生命をいくらありがたがってもショーガナイというのは、ちょっと考えたら実は誰でも分かることで、それは、恐竜の行く末を見ても明白。生命原理に忠実に「持続可能な生活」を、何億年何十億年続けたところで、隕石一発でお陀仏。
人間も同じで、生命万歳、自然万歳で、生まれて老いて病んで死ぬ、生まれて老いて病んで死ぬをあと何十億年繰り返しても、ダカラナニってことになる。隕石がぶつかったり、地球が凍結したり、太陽が膨張したり、凶悪な疫病が蔓延したら、ハイソレマデヨだ。だが、生命現象としては、これで全然イイ。生命現象というのは、個々の個体はもちろん個々の種でもない[生命現象というそれ自体]で、ひとつのアリヨウなんだから、個別の種が絶滅したところでどうということない。更に言えば、物理現象の立場から言っても、生命現象という、物理現象の亜種が姿を消したところで、どうということはない。

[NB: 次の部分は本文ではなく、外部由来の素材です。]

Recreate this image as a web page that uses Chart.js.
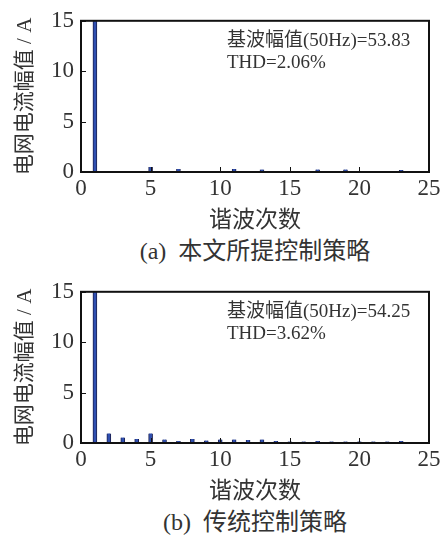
<!DOCTYPE html>
<html><head><meta charset="utf-8">
<script src="https://cdn.jsdelivr.net/npm/chart.js@4.4.0/dist/chart.umd.min.js"></script>
<style>
html,body{margin:0;padding:0;background:#fff;}
body{width:444px;height:540px;position:relative;overflow:hidden;font-family:'Liberation Serif','Noto Sans CJK SC',serif;color:#333;}
.blk{position:absolute;left:0;width:444px;height:271px;}
.blk canvas{position:absolute;left:0;top:0;}
.cap{position:absolute;left:81px;width:348px;text-align:center;font-size:24px;line-height:26px;top:238px;white-space:pre;}
</style></head>
<body>
<div class="blk" style="top:0"><canvas id="c1" width="444" height="235"></canvas><div class="cap" id="cap1"></div></div>
<div class="blk" style="top:271px"><canvas id="c2" width="444" height="235"></canvas><div class="cap" id="cap2"></div></div>
<script>
// ---- data ----
const harmonicsA = [1,2,3,4,5,6,7,8,9,10,11,12,13,14,15,16,17,18,19,20,21,22,23,24];
const valuesA    = [53.83,0.03,0.03,0.03,0.5,0.03,0.3,0.03,0.03,0.03,0.3,0.03,0.25,0.03,0.03,0.03,0.25,0.03,0.25,0.03,0.03,0.03,0.2,0.03];
const harmonicsB = [1,2,3,4,5,6,7,8,9,10,11,12,13,14,15,16,17,18,19,20,21,22,23,24];
const valuesB    = [54.25,0.95,0.55,0.4,0.95,0.35,0.2,0.4,0.25,0.35,0.35,0.3,0.35,0.2,0.15,0.15,0.2,0.15,0.15,0.15,0.15,0.15,0.2,0.1];
const xTicks = [0,5,10,15,20,25];
const yTicks = [0,5,10,15];
const annotA = ["基波幅值(50Hz)=53.83","THD=2.06%"];
const annotB = ["基波幅值(50Hz)=54.25","THD=3.62%"];
const captionA = "(a)  本文所提控制策略";
const captionB = "(b)  传统控制策略";
const xTitle = "谐波次数";
const yTitle = "电网电流幅值 / A";

const FONT = "'Liberation Serif', 'Noto Sans CJK SC', serif";
const TXT = '#333';

const boxPlugin = {
  id:'box',
  afterDatasetsDraw(chart, args, opts){
    const {ctx, chartArea:a, scales:{x,y}} = chart;
    ctx.save();
    ctx.strokeStyle = '#111';
    ctx.lineWidth = 1;
    ctx.beginPath();
    x.ticks.forEach((t,i)=>{ const px = Math.round(x.getPixelForTick(i))+0.5; ctx.moveTo(px,a.bottom); ctx.lineTo(px,a.bottom-5); });
    y.ticks.forEach((t,i)=>{ const py = Math.round(y.getPixelForTick(i))+0.5; ctx.moveTo(a.left,py); ctx.lineTo(a.left+5,py); });
    ctx.stroke();
    ctx.lineWidth = 2;
    ctx.strokeRect(a.left, a.top, a.right-a.left, a.bottom-a.top);
    ctx.fillStyle = TXT;
    ctx.font = '19px ' + FONT;
    ctx.textBaseline = 'middle';
    ctx.textAlign = 'left';
    opts.lines.forEach((s,i)=> ctx.fillText(s, a.left+146, a.top+20+i*22));
    ctx.restore();
  }
};

function makeChart(id, xs, vs, lines){
  return new Chart(document.getElementById(id), {
    type:'bar',
    data:{ datasets:[{ data: xs.map((h,i)=>({x:h,y:vs[i]})), backgroundColor:'#2f4fb0', borderColor:'#1b2050', borderWidth:{left:1,right:1,top:0,bottom:0}, barThickness:4 }]},
    options:{
      responsive:false, animation:false,
      layout:{padding:{left:0,right:15,top:16,bottom:0}},
      plugins:{legend:{display:false}, tooltip:{enabled:false}, box:{lines:lines}},
      scales:{
        x:{ type:'linear', min:0, max:25, offset:false,
            afterBuildTicks(s){ s.ticks = xTicks.map(v=>({value:v})); },
            afterFit(s){ s.height = 63; },
            grid:{display:false, drawTicks:false},
            border:{display:false},
            ticks:{ color:TXT, font:{family:FONT,size:23}, padding:3, maxRotation:0, autoSkip:false },
            title:{ display:true, text:xTitle, color:TXT, font:{family:FONT,size:23}, padding:{top:0,bottom:0} } },
        y:{ min:0, max:15,
            afterBuildTicks(s){ s.ticks = yTicks.map(v=>({value:v})); },
            afterFit(s){ s.width = 81; },
            grid:{display:false, drawTicks:false},
            border:{display:false},
            ticks:{ color:TXT, font:{family:FONT,size:23}, padding:7 },
            title:{ display:true, text:yTitle, color:TXT, font:{family:FONT,size:21}, padding:{top:13,bottom:0} } }
      }
    },
    plugins:[boxPlugin]
  });
}
makeChart('c1', harmonicsA, valuesA, annotA);
makeChart('c2', harmonicsB, valuesB, annotB);
document.getElementById('cap1').textContent = captionA;
document.getElementById('cap2').textContent = captionB;
</script>
</body></html>
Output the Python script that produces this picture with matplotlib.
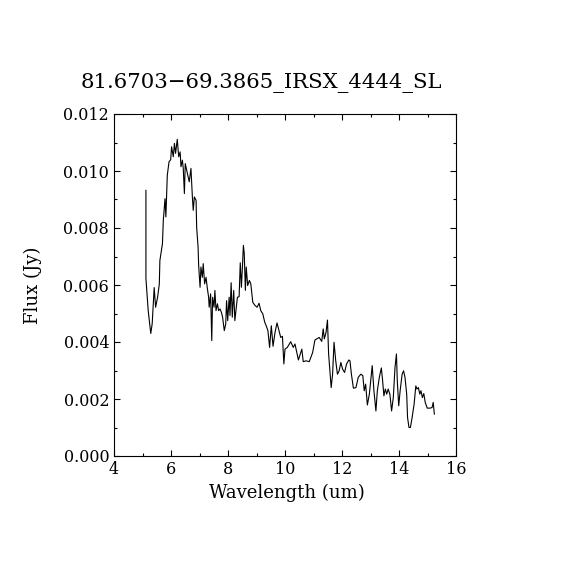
import numpy as np
import matplotlib
matplotlib.use("Agg")
import matplotlib.pyplot as plt
from matplotlib.ticker import MultipleLocator, FormatStrFormatter

# spectrum
wavelength = [5.12, 5.12, 5.20, 5.29, 5.34, 5.41, 5.46, 5.53, 5.59, 5.61,
              5.70, 5.73, 5.79, 5.82, 5.87, 5.93, 5.99, 6.02, 6.08, 6.12,
              6.16, 6.22, 6.27, 6.32, 6.35, 6.40, 6.43, 6.47, 6.50, 6.55,
              6.60, 6.64, 6.70, 6.75, 6.78, 6.82, 6.88, 6.90, 6.95, 6.97,
              7.02, 7.05, 7.10, 7.13, 7.18, 7.23, 7.27, 7.32, 7.34, 7.39,
              7.43, 7.46, 7.51, 7.54, 7.58, 7.63, 7.67, 7.72, 7.77, 7.81,
              7.87, 7.92, 7.95, 7.99, 8.04, 8.07, 8.11, 8.15, 8.20, 8.24,
              8.28, 8.33, 8.39, 8.43, 8.47, 8.50, 8.54, 8.57, 8.61, 8.64,
              8.69, 8.75, 8.80, 8.87, 8.95, 9.02, 9.09, 9.15, 9.22, 9.29,
              9.34, 9.40, 9.46, 9.52, 9.58, 9.65, 9.72, 9.79, 9.85, 9.91,
              9.96, 10.00, 10.08, 10.20, 10.29, 10.35, 10.47, 10.59, 10.64, 10.74,
              10.85, 10.97, 11.05, 11.20, 11.29, 11.34, 11.38, 11.44, 11.49, 11.53,
              11.58, 11.62, 11.67, 11.72, 11.78, 11.84, 11.90, 11.96, 12.02, 12.09,
              12.16, 12.24, 12.28, 12.33, 12.40, 12.49, 12.57, 12.66, 12.73, 12.78,
              12.83, 12.89, 12.96, 13.02, 13.06, 13.12, 13.19, 13.24, 13.31, 13.38,
              13.42, 13.47, 13.52, 13.57, 13.62, 13.68, 13.74, 13.80, 13.86, 13.91,
              13.94, 13.99, 14.04, 14.11, 14.16, 14.21, 14.27, 14.30, 14.35, 14.40,
              14.46, 14.53, 14.59, 14.63, 14.68, 14.73, 14.77, 14.82, 14.87, 14.92,
              14.99, 15.09, 15.16, 15.20, 15.24]
flux = [0.00932, 0.00623, 0.00510, 0.00430, 0.00464, 0.00591, 0.00522, 0.00557, 0.00604, 0.00686,
        0.00745, 0.00827, 0.00903, 0.00839, 0.00985, 0.01032, 0.01040, 0.01085, 0.01050, 0.01097,
        0.01062, 0.01111, 0.01050, 0.01067, 0.01015, 0.01038, 0.01009, 0.00921, 0.01026, 0.01003,
        0.00979, 0.00962, 0.01009, 0.00909, 0.00862, 0.00909, 0.00897, 0.00803, 0.00733, 0.00669,
        0.00592, 0.00663, 0.00627, 0.00675, 0.00604, 0.00627, 0.00592, 0.00557, 0.00522, 0.00569,
        0.00405, 0.00557, 0.00522, 0.00581, 0.00510, 0.00534, 0.00510, 0.00516, 0.00504, 0.00487,
        0.00440, 0.00463, 0.00545, 0.00475, 0.00557, 0.00493, 0.00608, 0.00487, 0.00581, 0.00475,
        0.00510, 0.00557, 0.00559, 0.00678, 0.00592, 0.00651, 0.00739, 0.00710, 0.00581, 0.00663,
        0.00598, 0.00616, 0.00604, 0.00539, 0.00528, 0.00522, 0.00536, 0.00510, 0.00499, 0.00469,
        0.00457, 0.00440, 0.00381, 0.00457, 0.00385, 0.00434, 0.00467, 0.00440, 0.00416, 0.00420,
        0.00323, 0.00375, 0.00381, 0.00401, 0.00381, 0.00393, 0.00337, 0.00375, 0.00331, 0.00334,
        0.00331, 0.00363, 0.00407, 0.00416, 0.00402, 0.00446, 0.00411, 0.00434, 0.00477, 0.00358,
        0.00293, 0.00240, 0.00287, 0.00399, 0.00334, 0.00287, 0.00299, 0.00328, 0.00305, 0.00293,
        0.00323, 0.00337, 0.00334, 0.00287, 0.00238, 0.00240, 0.00276, 0.00287, 0.00282, 0.00229,
        0.00252, 0.00179, 0.00217, 0.00276, 0.00317, 0.00229, 0.00158, 0.00229, 0.00276, 0.00309,
        0.00270, 0.00211, 0.00235, 0.00217, 0.00235, 0.00217, 0.00158, 0.00205, 0.00311, 0.00358,
        0.00264, 0.00176, 0.00229, 0.00287, 0.00299, 0.00276, 0.00217, 0.00135, 0.00100, 0.00100,
        0.00135, 0.00182, 0.00246, 0.00235, 0.00240, 0.00217, 0.00229, 0.00205, 0.00219, 0.00188,
        0.00168, 0.00168, 0.00170, 0.00188, 0.00147]

title = "81.6703\u221269.3865_IRSX_4444_SL"

plt.rcParams['font.family'] = ['DejaVu Serif']

fig = plt.figure(figsize=(5.7, 5.7), dpi=100)
ax = fig.add_axes([0.2, 0.2, 0.6, 0.6])
ax.plot(wavelength, flux, color="black", linewidth=0.8)

ax.set_xlim(4, 16)
ax.set_ylim(0, 0.012)
ax.xaxis.set_major_locator(MultipleLocator(2))
ax.xaxis.set_minor_locator(MultipleLocator(1))
ax.yaxis.set_major_locator(MultipleLocator(0.002))
ax.yaxis.set_minor_locator(MultipleLocator(0.001))
ax.yaxis.set_major_formatter(FormatStrFormatter("%.3f"))
ax.tick_params(which="both", direction="in", top=True, right=True, labelsize=11.5, width=0.8)
ax.tick_params(which="major", length=4)
ax.tick_params(which="minor", length=2)
for s in ax.spines.values():
    s.set_linewidth(0.8)

ax.set_xlabel("Wavelength (um)", fontsize=13)
ax.set_ylabel("Flux (Jy)", fontsize=13)
ax.xaxis.set_label_coords(0.505, -0.082)
ax.yaxis.set_label_coords(-0.21, 0.5)
fig.text(0.459, 0.855, title, fontsize=15.3, ha="center", va="center")

fig.savefig("out.png", dpi=100, facecolor="white")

どうということがアルのは、知性現象の立場。知性現象は、物理現象依存ではあるが、物理現象を制御できる現象であるがゆえに、いわゆるメタな存在になっている。メタな存在というのは、特定の物理現象の「外」に居るということ。これはもちろん、知性現象が、物理法則を超越した存在だとか、精神的な霊的なナニカだとかいうハナシではない。知性現象は、今現に自身が依存している物理現象なり物理法則なりに、必ずしも縛られなくてもいい、という話。音楽は、ビニールレコード盤にも、テープにも、メモリーチップにも、録音し再生することができる、というのに少しに似ている。この場合、音楽が知性現象で、レコード盤やテープやメモリーチップなどの媒体が物理現象。
人間の歴史が発展の歴史なのは、新しく生まれた子供が成長して「新しい」ことを始めるからだ。人間以外の動物は、生命現象の原理にのみ忠実で、あくせくと、次の世代も次の世代も延々と前の世代と同じことしかない。生命現象としてはそれで正解で、あとは「進化」の法則がドーニカするに任せている。しかし、人間は、次の世代が前の世代を引き継いだり乗り越えたりして「新しいモノ」を生み出すことでナニカを成し遂げつつある。そのナニカってのは、生命現象の宿命を乗り越えるということ。生命現象の宿命ってのは、つまりは、「今依存している物理現象の巻き添えを食う」ということ。そして、世代ごとに「新しいモノ」を生み出しているが、他でもない知性現象。